The problem: Transcribe the material word for word, but without the images.

Data shown:
--- BEGIN ---

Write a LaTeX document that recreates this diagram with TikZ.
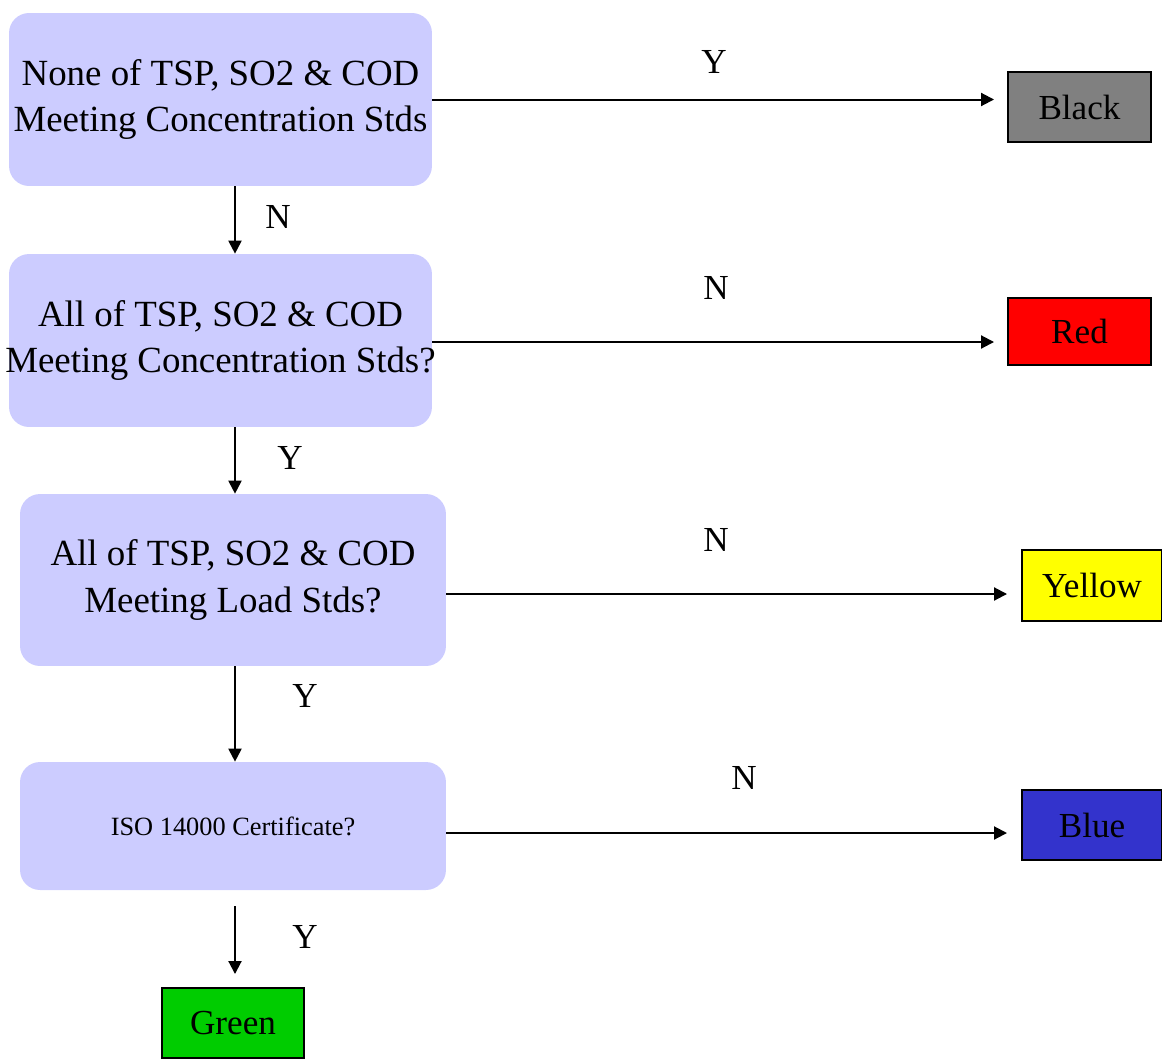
\documentclass[tikz,border=0pt]{standalone}
\usepackage{fontspec}
\setmainfont{Liberation Serif}
\usepackage{xcolor}
\usetikzlibrary{arrows.meta}

\definecolor{boxlav}{HTML}{CCCCFF}
\definecolor{blackgrey}{HTML}{808080}
\definecolor{ratered}{HTML}{FF0000}
\definecolor{rateyellow}{HTML}{FFFF00}
\definecolor{rateblue}{HTML}{3333CC}
\definecolor{rategreen}{HTML}{00CC00}

\begin{document}
\begin{tikzpicture}[x=0.02cm,y=-0.02cm,
    test/.style={rounded corners=0.4cm,fill=boxlav,minimum width=8.46cm,minimum height=3.46cm,
      align=center,inner sep=0pt,font=\fontsize{21}{26.5}\selectfont},
    rating/.style={draw=black,line width=0.04cm,minimum width=2.86cm,minimum height=1.4cm,
      inner sep=0pt,font=\fontsize{20}{24}\selectfont},
    arr/.style={line width=0.04cm,-{Triangle[length=0.26cm,width=0.26cm]}},
    lbl/.style={inner sep=0pt,font=\fontsize{20}{24}\selectfont}]
  \useasboundingbox (0,0) rectangle (1162,1058);
  % decision boxes
  \node[test] (none) at (220.5,99.5) {None of TSP, SO2 \& COD\\Meeting Concentration Stds};
  \node[test] (all) at (220.5,340.5)
    {All of TSP, SO2 \& COD\\\makebox[8.3cm]{Meeting Concentration Stds?}};
  \node[test,minimum width=8.52cm,minimum height=3.44cm] (load) at (233,580)
    {All of TSP, SO2 \& COD\\Meeting Load Stds?};
  \node[test,minimum width=8.52cm,minimum height=2.56cm,font=\fontsize{15}{18}\selectfont] (iso)
    at (233,826) {ISO 14000 Certificate?};
  % ratings
  \node[rating,fill=blackgrey] (black) at (1079.5,107) {Black};
  \node[rating,fill=ratered,minimum height=1.34cm] (red) at (1079.5,331.5) {Red};
  \node[rating,fill=rateyellow,minimum width=2.8cm,minimum height=1.42cm] (yellow) at (1092,585.5) {Yellow};
  \node[rating,fill=rateblue,minimum width=2.8cm] (blue) at (1092,825) {Blue};
  \node[rating,fill=rategreen,minimum width=2.84cm] (green) at (233,1023) {Green};
  % arrows to the right
  \draw[arr,shorten >=0.26cm] (none.east) -- (none.east -| black.west);
  \draw[arr,shorten >=0.26cm] ([yshift=-0.03cm]all.east) -- ([yshift=-0.03cm]all.east -| red.west);
  \draw[arr,shorten >=0.28cm] ([yshift=-0.28cm]load.east) -- ([yshift=-0.28cm]load.east -| yellow.west);
  \draw[arr,shorten >=0.28cm] ([yshift=-0.14cm]iso.east) -- ([yshift=-0.14cm]iso.east -| blue.west);
  % arrows down
  \draw[arr] ([xshift=0.29cm]none.south) -- ([xshift=0.29cm]all.north);
  \draw[arr] ([xshift=0.29cm]all.south) -- ([xshift=0.29cm]all.south |- load.north);
  \draw[arr] ([xshift=0.04cm]load.south) -- ([xshift=0.04cm]iso.north);
  \draw[arr,shorten <=0.32cm,shorten >=0.26cm] ([xshift=0.04cm]iso.south) -- ([xshift=0.04cm]green.north);
  % answers
  \node[lbl] (ynone) at (714,62) {Y};
  \node[lbl] (nall) at (716,288) {N};
  \node[lbl] (nload) at (716,540) {N};
  \node[lbl] (niso) at (744,778) {N};
  \node[lbl] (nnone) at (278,217) {N};
  \node[lbl] (yall) at (290,458) {Y};
  \node[lbl] (yload) at (305,696) {Y};
  \node[lbl] (yiso) at (305,937) {Y};
\end{tikzpicture}
\end{document}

--- END ---

Solution for this task:
Write a LaTeX document that recreates this diagram with TikZ.
\documentclass[tikz,border=0pt]{standalone}
\usepackage{fontspec}
\setmainfont{Liberation Serif}
\usepackage{xcolor}
\usetikzlibrary{arrows.meta}

\definecolor{boxlav}{HTML}{CCCCFF}
\definecolor{blackgrey}{HTML}{808080}
\definecolor{ratered}{HTML}{FF0000}
\definecolor{rateyellow}{HTML}{FFFF00}
\definecolor{rateblue}{HTML}{3333CC}
\definecolor{rategreen}{HTML}{00CC00}

\begin{document}
\begin{tikzpicture}[x=0.02cm,y=-0.02cm,
    test/.style={rounded corners=0.4cm,fill=boxlav,minimum width=8.46cm,minimum height=3.46cm,
      align=center,inner sep=0pt,font=\fontsize{21}{26.5}\selectfont},
    rating/.style={draw=black,line width=0.04cm,minimum width=2.86cm,minimum height=1.4cm,
      inner sep=0pt,font=\fontsize{20}{24}\selectfont},
    arr/.style={line width=0.04cm,-{Triangle[length=0.26cm,width=0.26cm]}},
    lbl/.style={inner sep=0pt,font=\fontsize{20}{24}\selectfont}]
  \useasboundingbox (0,0) rectangle (1162,1058);
  % decision boxes
  \node[test] (none) at (220.5,99.5) {None of TSP, SO2 \& COD\\Meeting Concentration Stds};
  \node[test] (all) at (220.5,340.5)
    {All of TSP, SO2 \& COD\\\makebox[8.3cm]{Meeting Concentration Stds?}};
  \node[test,minimum width=8.52cm,minimum height=3.44cm] (load) at (233,580)
    {All of TSP, SO2 \& COD\\Meeting Load Stds?};
  \node[test,minimum width=8.52cm,minimum height=2.56cm,font=\fontsize{15}{18}\selectfont] (iso)
    at (233,826) {ISO 14000 Certificate?};
  % ratings
  \node[rating,fill=blackgrey] (black) at (1079.5,107) {Black};
  \node[rating,fill=ratered,minimum height=1.34cm] (red) at (1079.5,331.5) {Red};
  \node[rating,fill=rateyellow,minimum width=2.8cm,minimum height=1.42cm] (yellow) at (1092,585.5) {Yellow};
  \node[rating,fill=rateblue,minimum width=2.8cm] (blue) at (1092,825) {Blue};
  \node[rating,fill=rategreen,minimum width=2.84cm] (green) at (233,1023) {Green};
  % arrows to the right
  \draw[arr,shorten >=0.26cm] (none.east) -- (none.east -| black.west);
  \draw[arr,shorten >=0.26cm] ([yshift=-0.03cm]all.east) -- ([yshift=-0.03cm]all.east -| red.west);
  \draw[arr,shorten >=0.28cm] ([yshift=-0.28cm]load.east) -- ([yshift=-0.28cm]load.east -| yellow.west);
  \draw[arr,shorten >=0.28cm] ([yshift=-0.14cm]iso.east) -- ([yshift=-0.14cm]iso.east -| blue.west);
  % arrows down
  \draw[arr] ([xshift=0.29cm]none.south) -- ([xshift=0.29cm]all.north);
  \draw[arr] ([xshift=0.29cm]all.south) -- ([xshift=0.29cm]all.south |- load.north);
  \draw[arr] ([xshift=0.04cm]load.south) -- ([xshift=0.04cm]iso.north);
  \draw[arr,shorten <=0.32cm,shorten >=0.26cm] ([xshift=0.04cm]iso.south) -- ([xshift=0.04cm]green.north);
  % answers
  \node[lbl] (ynone) at (714,62) {Y};
  \node[lbl] (nall) at (716,288) {N};
  \node[lbl] (nload) at (716,540) {N};
  \node[lbl] (niso) at (744,778) {N};
  \node[lbl] (nnone) at (278,217) {N};
  \node[lbl] (yall) at (290,458) {Y};
  \node[lbl] (yload) at (305,696) {Y};
  \node[lbl] (yiso) at (305,937) {Y};
\end{tikzpicture}
\end{document}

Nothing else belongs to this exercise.